I waived for my mother to come into the room and excused myself. I made my way outside and cried. My rational brain knew my father was dying and I denied my hero a simple sip of water. How can life be so cruel? I have played this moment over in my head hundreds of times since my father’s death.
I cannot forget how my father lived for so many years, unable to eat or drink. The next day my father passed peacefully surrounded by his family. The days following my father’s death are a blur. I was exhausted, sick to my stomach and overwhelmed with sadness. I have vivid memories of friends and family bringing food, pleading with me to eat. I would eat only to end up sick. Eventually everything I put in my mouth tasted like battery acid. I was angry at food. I was angry my father died unable to eat or drink orally. I was angry my father died without his last meal. My father’s cancer, which resulted in his severe dysphagia, felt like a cruel punishment.
Immediately following my father’s death, I felt him communicating with me. It was just two days after his burial and I was in bed staring at the wall. I felt as if weights were tied on my arms and legs. My entire body was consumed with grief and anger. My only thought in my head was, “Why did my father die unable to eat? Why my father?” And suddenly one of my all time favorite childhood memories popped into my head:
It was a hot summer day and my father took me to Carvel for ice cream. I was 5 years old, and my father was my entire world. We were standing in line holding hands. I ordered my usual: chocolate ice cream and chocolate sprinkles. As I was ordering my father said, “Lisa honey, didn’t you know chocolate sprinkles are really chocolate covered ants?” I quickly changed my order to chocolate ice cream with rainbow sprinkles. Despite my father’s best efforts to tell me he was teasing, 35 years later and I still have yet to enjoy chocolate sprinkles again.

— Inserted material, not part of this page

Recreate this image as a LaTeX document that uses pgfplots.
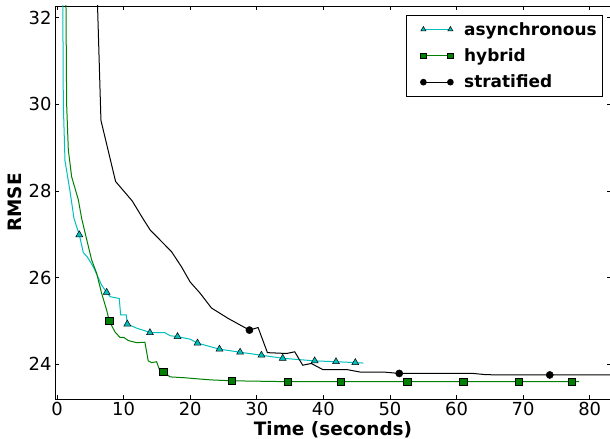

As that memory became to fade, I slowly began to recover my appetite. I began to feel that by enjoying my meals, I was memorializing my father. I believe somehow my father encouraged me to remember the chocolate ice cream memory and was telling me to appreciate and be thankful for my ability to eat. I will always love my father. I will always wonder why he had to die unable to eat. I yearn for the day I can come to peace with this. Right now it’s too soon. My wounds are still too fresh.
This Father’s Day I’m heading to the Dairy Queen across from the cemetery and buying two chocolate ice cream cones with chocolate sprinkles.
I’ll leave one on my father’s grave and eat the other as I thank him for a lifetime of beautiful memories.
Throughout my father’s illness I bombarded him with photos from my travels. This photo is from sunny Fort Lauderdale, Florida. NOTE: the sprinkles are rainbow!